最新技術が追加されるたびに、制御システムのコード量が増加する自動車の組み込みシステム。プログラマーの力技頼みだった従来の開発手法から、オブジェクト指向、モデルベースへと常に改善が図られています。
本記事は人材紹介会社「メイテックネクスト」河辺真典氏からの寄稿です。
前回、組込みシステム開発技術展(ESEC)の基調講演で、自動車業界で進められている交通事故死を減らすための取り組みについて触れてみました。今回は基調講演で語られたもう1つのテーマである自動車を制御するシステムに注目。最新技術の搭載によって、自動車の制御システムが非常に大掛かりなものになっている中、開発環境はどのように変化・変革しているのか、取り上げてみたいと思います。
自動車の制御システムを開発している方には周知のことかと思いますが、制御システムのコード量は年々増加。2015年には1億行になると言われています。

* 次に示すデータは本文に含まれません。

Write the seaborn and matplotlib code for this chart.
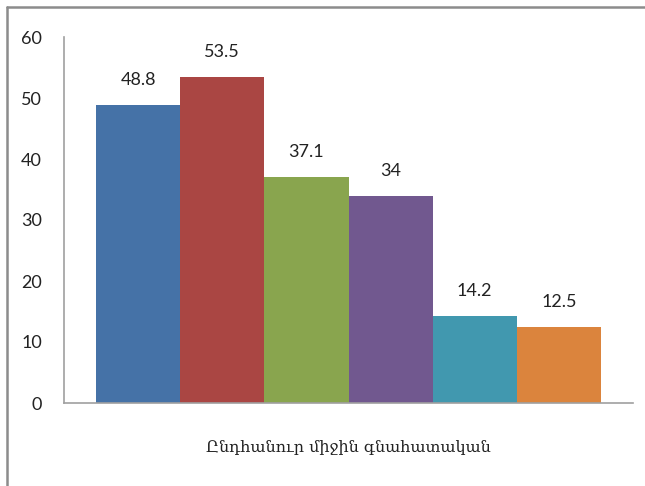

従来の制御システム開発は、車種ごとにそれぞれ一から開発し、ハードと合わせて組み上げた後、最適化を図ることで製品化していました。
それが1990年代後半からは、徐々にコンポーネント指向の開発にシフトしました。製造のグローバルシフトが進み、車種が増加。同じようなシステムの開発を同時並行で統制なく進めていては、間に合わなくなりました。そこで過去のプロダクトを再利用することで、開発工数を削減しようとコンポーネント指向の開発が試みられるようになりました。機能別・階層別にコンポーネント化し、組み合わせて使おうという発想が広まったのです。
2000年代に入るとさらに進化し、モデルベースの開発が試されるようになりました(参考記事)。まずはワークステーション上で制御対象をモデリング。制御コントローラを設計してから、制御モデルを使ってシミュレーションを実施、コントローラを検証した後に実装に着手する開発手法です。
さらに直近では、制御をさらに抽象化し、プラットフォームを定義することで開発の重複によるロス低減や、再利用によるミスの低減などが図られていると語られていました。プログラマーの力技によるシステム開発だったのが、より本質的な自動車の機能最適化を目的としてシステムを考えること(アーキテクチャを考えること)に、資源を集中できるようになってきているのです。開発スタイルは日々進化していると言えるでしょう。
またこれらの取り組みは、日本の自動車業界横断で連携しています。組み込み制御における業界標準を日本発で世界に広げる取り組みを進めているとのことです。
自動車の制御システム開発。自動車に興味のない方にとっては地味な印象があるかもしれませんが、その開発手法に注目してみると、大きな変革のまっただ中にいることが分かります。